Write out the full listing exactly as given, minus the images.

* * * * * * *

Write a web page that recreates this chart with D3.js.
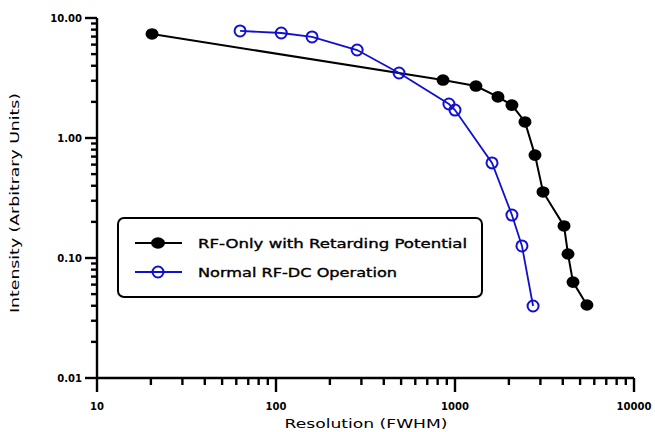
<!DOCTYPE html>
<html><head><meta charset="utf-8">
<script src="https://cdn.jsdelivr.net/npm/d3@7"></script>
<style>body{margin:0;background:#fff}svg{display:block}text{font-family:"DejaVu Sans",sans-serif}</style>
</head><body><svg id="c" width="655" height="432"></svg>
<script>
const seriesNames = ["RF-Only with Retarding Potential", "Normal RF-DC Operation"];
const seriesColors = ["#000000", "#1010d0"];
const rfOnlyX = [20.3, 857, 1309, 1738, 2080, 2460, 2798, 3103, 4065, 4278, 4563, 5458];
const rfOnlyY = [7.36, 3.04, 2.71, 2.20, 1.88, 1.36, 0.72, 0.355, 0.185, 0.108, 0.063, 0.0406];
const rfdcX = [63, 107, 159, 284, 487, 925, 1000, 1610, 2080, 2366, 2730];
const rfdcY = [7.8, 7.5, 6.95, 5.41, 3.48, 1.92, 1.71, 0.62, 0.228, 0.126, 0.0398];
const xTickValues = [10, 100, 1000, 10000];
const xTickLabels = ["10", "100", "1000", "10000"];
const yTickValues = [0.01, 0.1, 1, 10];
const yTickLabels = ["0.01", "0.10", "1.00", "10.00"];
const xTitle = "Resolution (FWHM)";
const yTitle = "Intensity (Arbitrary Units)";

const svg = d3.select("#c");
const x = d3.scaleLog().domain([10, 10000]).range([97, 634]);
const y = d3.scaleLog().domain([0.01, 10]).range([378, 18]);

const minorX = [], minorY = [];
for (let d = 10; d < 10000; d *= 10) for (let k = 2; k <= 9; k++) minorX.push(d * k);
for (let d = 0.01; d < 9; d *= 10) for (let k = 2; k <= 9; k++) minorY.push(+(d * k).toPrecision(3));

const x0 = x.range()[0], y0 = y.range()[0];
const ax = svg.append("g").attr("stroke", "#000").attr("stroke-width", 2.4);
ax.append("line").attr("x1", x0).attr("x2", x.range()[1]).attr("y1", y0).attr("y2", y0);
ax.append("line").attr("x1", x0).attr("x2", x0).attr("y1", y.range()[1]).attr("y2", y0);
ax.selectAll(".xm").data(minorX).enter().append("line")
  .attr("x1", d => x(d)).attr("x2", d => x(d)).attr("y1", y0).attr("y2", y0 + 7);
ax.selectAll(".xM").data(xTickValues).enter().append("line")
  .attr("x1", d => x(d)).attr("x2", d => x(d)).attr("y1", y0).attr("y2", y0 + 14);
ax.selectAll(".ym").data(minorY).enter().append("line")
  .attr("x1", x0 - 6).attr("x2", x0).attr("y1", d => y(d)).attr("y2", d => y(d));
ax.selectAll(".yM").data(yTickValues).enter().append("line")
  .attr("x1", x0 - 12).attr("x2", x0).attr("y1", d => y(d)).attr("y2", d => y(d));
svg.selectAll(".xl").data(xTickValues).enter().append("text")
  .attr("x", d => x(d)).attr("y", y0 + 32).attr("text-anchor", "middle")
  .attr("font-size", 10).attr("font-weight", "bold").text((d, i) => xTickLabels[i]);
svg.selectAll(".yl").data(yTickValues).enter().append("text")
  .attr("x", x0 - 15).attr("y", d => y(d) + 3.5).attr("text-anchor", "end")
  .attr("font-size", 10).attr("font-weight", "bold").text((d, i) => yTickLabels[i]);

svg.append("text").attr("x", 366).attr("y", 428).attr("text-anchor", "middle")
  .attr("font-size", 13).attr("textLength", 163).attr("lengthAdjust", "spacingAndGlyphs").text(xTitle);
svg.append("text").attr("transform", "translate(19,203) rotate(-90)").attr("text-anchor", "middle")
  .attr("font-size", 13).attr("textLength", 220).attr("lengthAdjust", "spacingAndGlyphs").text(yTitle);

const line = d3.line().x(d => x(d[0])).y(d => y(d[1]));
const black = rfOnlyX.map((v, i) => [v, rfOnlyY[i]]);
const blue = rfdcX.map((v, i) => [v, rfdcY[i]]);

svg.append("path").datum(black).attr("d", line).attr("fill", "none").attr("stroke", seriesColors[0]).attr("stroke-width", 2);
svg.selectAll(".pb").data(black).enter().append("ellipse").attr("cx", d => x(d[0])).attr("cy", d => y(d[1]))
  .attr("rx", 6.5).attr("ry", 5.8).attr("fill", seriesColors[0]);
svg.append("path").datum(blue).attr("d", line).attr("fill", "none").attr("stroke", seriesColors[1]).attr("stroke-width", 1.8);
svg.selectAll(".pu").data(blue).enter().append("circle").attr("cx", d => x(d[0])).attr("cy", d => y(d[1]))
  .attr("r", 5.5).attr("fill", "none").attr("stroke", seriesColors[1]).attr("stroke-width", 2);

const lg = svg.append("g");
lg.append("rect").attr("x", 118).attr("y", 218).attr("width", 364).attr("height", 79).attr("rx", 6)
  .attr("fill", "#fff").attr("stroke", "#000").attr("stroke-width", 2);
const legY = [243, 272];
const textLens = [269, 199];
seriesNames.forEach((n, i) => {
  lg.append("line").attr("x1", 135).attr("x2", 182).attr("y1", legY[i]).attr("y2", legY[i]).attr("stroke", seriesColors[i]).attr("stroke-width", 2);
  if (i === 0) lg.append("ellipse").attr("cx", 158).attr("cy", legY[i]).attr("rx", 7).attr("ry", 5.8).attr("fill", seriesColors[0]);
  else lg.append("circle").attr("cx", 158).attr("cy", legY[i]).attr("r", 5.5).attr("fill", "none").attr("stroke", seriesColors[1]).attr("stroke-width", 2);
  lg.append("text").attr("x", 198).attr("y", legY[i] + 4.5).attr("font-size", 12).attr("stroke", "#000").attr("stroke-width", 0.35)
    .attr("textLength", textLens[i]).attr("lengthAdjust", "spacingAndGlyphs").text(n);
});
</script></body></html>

* * * * * * *

Solution for this task:
Write a web page that recreates this chart with D3.js.
<!DOCTYPE html>
<html><head><meta charset="utf-8">
<script src="https://cdn.jsdelivr.net/npm/d3@7"></script>
<style>body{margin:0;background:#fff}svg{display:block}text{font-family:"DejaVu Sans",sans-serif}</style>
</head><body><svg id="c" width="655" height="432"></svg>
<script>
const seriesNames = ["RF-Only with Retarding Potential", "Normal RF-DC Operation"];
const seriesColors = ["#000000", "#1010d0"];
const rfOnlyX = [20.3, 857, 1309, 1738, 2080, 2460, 2798, 3103, 4065, 4278, 4563, 5458];
const rfOnlyY = [7.36, 3.04, 2.71, 2.20, 1.88, 1.36, 0.72, 0.355, 0.185, 0.108, 0.063, 0.0406];
const rfdcX = [63, 107, 159, 284, 487, 925, 1000, 1610, 2080, 2366, 2730];
const rfdcY = [7.8, 7.5, 6.95, 5.41, 3.48, 1.92, 1.71, 0.62, 0.228, 0.126, 0.0398];
const xTickValues = [10, 100, 1000, 10000];
const xTickLabels = ["10", "100", "1000", "10000"];
const yTickValues = [0.01, 0.1, 1, 10];
const yTickLabels = ["0.01", "0.10", "1.00", "10.00"];
const xTitle = "Resolution (FWHM)";
const yTitle = "Intensity (Arbitrary Units)";

const svg = d3.select("#c");
const x = d3.scaleLog().domain([10, 10000]).range([97, 634]);
const y = d3.scaleLog().domain([0.01, 10]).range([378, 18]);

const minorX = [], minorY = [];
for (let d = 10; d < 10000; d *= 10) for (let k = 2; k <= 9; k++) minorX.push(d * k);
for (let d = 0.01; d < 9; d *= 10) for (let k = 2; k <= 9; k++) minorY.push(+(d * k).toPrecision(3));

const x0 = x.range()[0], y0 = y.range()[0];
const ax = svg.append("g").attr("stroke", "#000").attr("stroke-width", 2.4);
ax.append("line").attr("x1", x0).attr("x2", x.range()[1]).attr("y1", y0).attr("y2", y0);
ax.append("line").attr("x1", x0).attr("x2", x0).attr("y1", y.range()[1]).attr("y2", y0);
ax.selectAll(".xm").data(minorX).enter().append("line")
  .attr("x1", d => x(d)).attr("x2", d => x(d)).attr("y1", y0).attr("y2", y0 + 7);
ax.selectAll(".xM").data(xTickValues).enter().append("line")
  .attr("x1", d => x(d)).attr("x2", d => x(d)).attr("y1", y0).attr("y2", y0 + 14);
ax.selectAll(".ym").data(minorY).enter().append("line")
  .attr("x1", x0 - 6).attr("x2", x0).attr("y1", d => y(d)).attr("y2", d => y(d));
ax.selectAll(".yM").data(yTickValues).enter().append("line")
  .attr("x1", x0 - 12).attr("x2", x0).attr("y1", d => y(d)).attr("y2", d => y(d));
svg.selectAll(".xl").data(xTickValues).enter().append("text")
  .attr("x", d => x(d)).attr("y", y0 + 32).attr("text-anchor", "middle")
  .attr("font-size", 10).attr("font-weight", "bold").text((d, i) => xTickLabels[i]);
svg.selectAll(".yl").data(yTickValues).enter().append("text")
  .attr("x", x0 - 15).attr("y", d => y(d) + 3.5).attr("text-anchor", "end")
  .attr("font-size", 10).attr("font-weight", "bold").text((d, i) => yTickLabels[i]);

svg.append("text").attr("x", 366).attr("y", 428).attr("text-anchor", "middle")
  .attr("font-size", 13).attr("textLength", 163).attr("lengthAdjust", "spacingAndGlyphs").text(xTitle);
svg.append("text").attr("transform", "translate(19,203) rotate(-90)").attr("text-anchor", "middle")
  .attr("font-size", 13).attr("textLength", 220).attr("lengthAdjust", "spacingAndGlyphs").text(yTitle);

const line = d3.line().x(d => x(d[0])).y(d => y(d[1]));
const black = rfOnlyX.map((v, i) => [v, rfOnlyY[i]]);
const blue = rfdcX.map((v, i) => [v, rfdcY[i]]);

svg.append("path").datum(black).attr("d", line).attr("fill", "none").attr("stroke", seriesColors[0]).attr("stroke-width", 2);
svg.selectAll(".pb").data(black).enter().append("ellipse").attr("cx", d => x(d[0])).attr("cy", d => y(d[1]))
  .attr("rx", 6.5).attr("ry", 5.8).attr("fill", seriesColors[0]);
svg.append("path").datum(blue).attr("d", line).attr("fill", "none").attr("stroke", seriesColors[1]).attr("stroke-width", 1.8);
svg.selectAll(".pu").data(blue).enter().append("circle").attr("cx", d => x(d[0])).attr("cy", d => y(d[1]))
  .attr("r", 5.5).attr("fill", "none").attr("stroke", seriesColors[1]).attr("stroke-width", 2);

const lg = svg.append("g");
lg.append("rect").attr("x", 118).attr("y", 218).attr("width", 364).attr("height", 79).attr("rx", 6)
  .attr("fill", "#fff").attr("stroke", "#000").attr("stroke-width", 2);
const legY = [243, 272];
const textLens = [269, 199];
seriesNames.forEach((n, i) => {
  lg.append("line").attr("x1", 135).attr("x2", 182).attr("y1", legY[i]).attr("y2", legY[i]).attr("stroke", seriesColors[i]).attr("stroke-width", 2);
  if (i === 0) lg.append("ellipse").attr("cx", 158).attr("cy", legY[i]).attr("rx", 7).attr("ry", 5.8).attr("fill", seriesColors[0]);
  else lg.append("circle").attr("cx", 158).attr("cy", legY[i]).attr("r", 5.5).attr("fill", "none").attr("stroke", seriesColors[1]).attr("stroke-width", 2);
  lg.append("text").attr("x", 198).attr("y", legY[i] + 4.5).attr("font-size", 12).attr("stroke", "#000").attr("stroke-width", 0.35)
    .attr("textLength", textLens[i]).attr("lengthAdjust", "spacingAndGlyphs").text(n);
});
</script></body></html>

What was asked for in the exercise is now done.